Editing is critical to any successful publication — whether it’s a website, white paper, newsletter, or blog. An editor’s job is to craft clean, error-free copy and ensure the author’s message is clear. Different types of editing are used throughout the publishing process. Here’s a guide to three levels of edit and what each one accomplishes.
SUBSTANTIVE EDITING
Substantive editing takes place at the beginning of the publishing process. This type of edit ensures that your message is clear, voice is distinct, and arguments are persuasive.
- Assess the overall organization and content of the material to determine its suitability for the intended audience, medium, and purpose.
- Reorganize material as needed to achieve a logical flow of ideas.
- Rewrite material to enhance clarity, readability, and flow.
- Cut material to remove repetitive or superfluous content; add material to fill gaps in content.
- Flag factual errors for the author to fix.
- Recast material that would be better presented in a different form (e.g., recast a long series of points as a bulleted list, or number-heavy text as a table).
- Write introductions, conclusions, or transitions as needed.
COPY EDITING
Copy editing happens midway through publishing.
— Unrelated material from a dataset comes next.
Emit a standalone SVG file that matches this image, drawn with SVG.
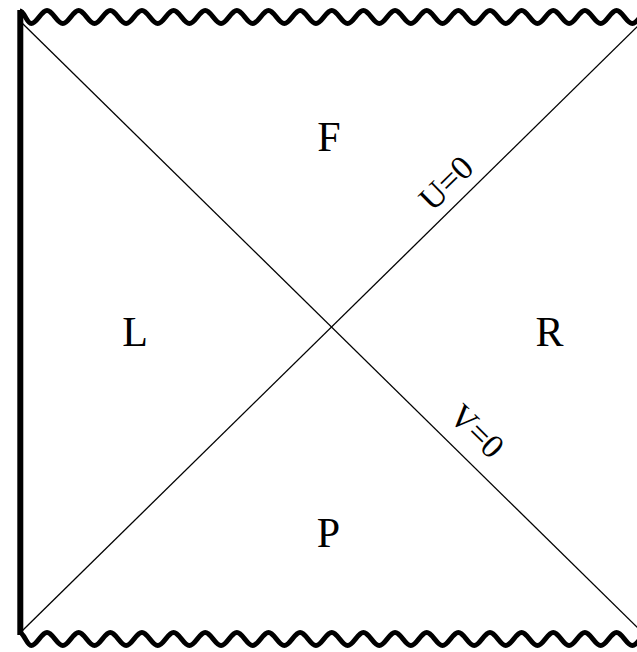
<svg xmlns="http://www.w3.org/2000/svg" width="637" height="652" viewBox="0 0 637 652">
  <style>
    .wall { fill: none; stroke: #000; stroke-width: 6; stroke-linecap: square; }
    .wave { fill: none; stroke: #000; stroke-width: 5; stroke-linejoin: round; }
    .horizon { fill: none; stroke: #000; stroke-width: 1.3; }
    .region { font-family: "Liberation Serif", "Times New Roman", serif; font-size: 42px; fill: #000; text-anchor: middle; }
    .coord { font-family: "Liberation Serif", "Times New Roman", serif; font-size: 34px; fill: #000; text-anchor: middle; }
  </style>
  <defs>
    <!-- one sine-like wave, 39 half periods of 15.82 px, starting at a trough -->
    <path id="wiggle" d="M20,11 C24,11 27,23.5 31.2,23.5
      c5.76,0 10.06,-13 15.82,-13 c5.76,0 10.06,13 15.82,13
      c5.76,0 10.06,-13 15.82,-13 c5.76,0 10.06,13 15.82,13
      c5.76,0 10.06,-13 15.82,-13 c5.76,0 10.06,13 15.82,13
      c5.76,0 10.06,-13 15.82,-13 c5.76,0 10.06,13 15.82,13
      c5.76,0 10.06,-13 15.82,-13 c5.76,0 10.06,13 15.82,13
      c5.76,0 10.06,-13 15.82,-13 c5.76,0 10.06,13 15.82,13
      c5.76,0 10.06,-13 15.82,-13 c5.76,0 10.06,13 15.82,13
      c5.76,0 10.06,-13 15.82,-13 c5.76,0 10.06,13 15.82,13
      c5.76,0 10.06,-13 15.82,-13 c5.76,0 10.06,13 15.82,13
      c5.76,0 10.06,-13 15.82,-13 c5.76,0 10.06,13 15.82,13
      c5.76,0 10.06,-13 15.82,-13 c5.76,0 10.06,13 15.82,13
      c5.76,0 10.06,-13 15.82,-13 c5.76,0 10.06,13 15.82,13
      c5.76,0 10.06,-13 15.82,-13 c5.76,0 10.06,13 15.82,13
      c5.76,0 10.06,-13 15.82,-13 c5.76,0 10.06,13 15.82,13
      c5.76,0 10.06,-13 15.82,-13 c5.76,0 10.06,13 15.82,13
      c5.76,0 10.06,-13 15.82,-13 c5.76,0 10.06,13 15.82,13
      c5.76,0 10.06,-13 15.82,-13 c5.76,0 10.06,13 15.82,13
      c5.76,0 10.06,-13 15.82,-13 c5.76,0 10.06,13 15.82,13
      c5.76,0 10.06,-13 15.82,-13 c5.76,0 10.06,13 15.82,13
      c5.76,0 10.06,-13 15.82,-13"/>
  </defs>

  <rect width="637" height="652" fill="#fff"/>

  <!-- boundaries: timelike wall on the left, singularities top and bottom -->
  <g id="wall-left">
    <line class="wall" x1="20.3" y1="13" x2="20.3" y2="632"/>
  </g>
  <g id="singularity-top">
    <use href="#wiggle" class="wave"/>
  </g>
  <g id="singularity-bottom">
    <use href="#wiggle" class="wave" transform="translate(0,622)"/>
  </g>

  <!-- horizons -->
  <g id="connectors">
    <line class="horizon" x1="22" y1="23" x2="640" y2="630"/>
    <line class="horizon" x1="22" y1="631" x2="640" y2="24"/>
  </g>

  <!-- region labels -->
  <g id="region-F"><text class="region" x="329" y="151">F</text></g>
  <g id="region-L"><text class="region" x="135" y="346">L</text></g>
  <g id="region-R"><text class="region" x="549.5" y="346">R</text></g>
  <g id="region-P"><text class="region" x="328.5" y="547">P</text></g>

  <!-- horizon labels -->
  <g id="label-U"><text class="coord" transform="translate(446,183) rotate(-44.5)" y="11.5">U=0</text></g>
  <g id="label-V"><text class="coord" transform="translate(477,431) rotate(44.5)" y="11.5">V=0</text></g>
</svg>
The goal is to create a clean, clear document, free of errors that can distract and alienate readers.
- Ensure correct spelling, grammar, punctuation, and usage.
- Apply consistent style (consistent capitalization, hyphenation, and number style).
- Query or resolve factual errors, inconsistencies in logic, or biased language.
- Ensure that tables, figures, and other visual elements are consistent with the surrounding text and correctly labeled.
- Reword awkward or confusing phrases to enhance clarity and flow.
- Streamline sentences to reduce wordiness and redundancy.
- Query organizational problems.
- Check URLs, phone numbers, and email addresses.
- Resolve acronyms.
- Ensure bibliography, citations, and endnotes/footnotes are complete and correctly formatted.
- Note any text, tables, or illustrations that may require permission to reprint.
PROOFREADING
Proofreading takes place just before publication. Proofreaders perform a final quality check, catching errors that sneaked by reviewers or were introduced during design.
- Correct any typos but refrain from making structural, stylistic, or copy editing changes unless authorized to do so.
- Ensure all elements intended for layout (e.g., paragraphs, images, headings) are placed correctly.
- Check consistency and accuracy of page elements, such as headlines and subheads, bylines, headers and footers, tables of contents, page numbers, and captions.
- Ensure design specs have been followed (e.g., check alignment, type size and style, line length, space around elements, rules, use of color, appearance of hyperlinks).
- Mark any formatting irregularities (widows and orphans, overly ragged edges, ill-fitting text, bad end-of-line breaks) and suggest adjustments.
Some material has been adapted from the Professional Editorial Standards published by Editors Canada.